Thursday, October 4, 2012

October Feelings

October has always been a hard month for me since Maelani's birth. I always miss her, but when October rolls around I am reminded that she should be a year older, a few inches taller and blowing out her candles, but she is not. I cry, I cry a lot in October. I am angry. I am sad. I remember those 16 days she was with us like they were yesterday and I want them back. I want to be by her side. I want to hold her so bad its painful. I feel disappointed in myself that I can not hold my head up am smile right now, because I know that is what Maelani would want.  Wyatt and I have made it a goal that Maelani's legacy will be lived through us in the daily good we do, with kind acts in her name.
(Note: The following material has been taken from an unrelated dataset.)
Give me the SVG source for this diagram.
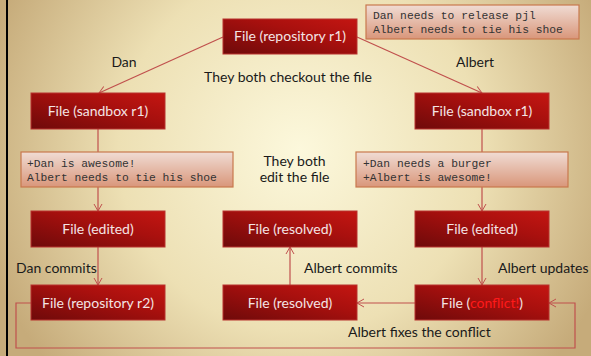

But sometimes I can not smile, I cry. I cry for so many reasons. I cry because I wanted Kai to meet her and play with her and tell her secrets like sisters do. I want my little Maelani back, but she is not coming back and that is something that after almost 2 years I am still not comfortable with. I still think, it's not fair.  Why did this happen? Is she up there somewhere with my Great Grandma and Grandpa? It is so hard to put my feelings on this screen. To portray the rawness and how present the sadness is after almost 2 years. I hope someday I can get through this time with out these tears and celebrate her birthday as a birthday should be celebrated with fond memories and smiles.  As I sit here and cry I know it's not this year, but I hope its soon. I love you Maelani always and forever.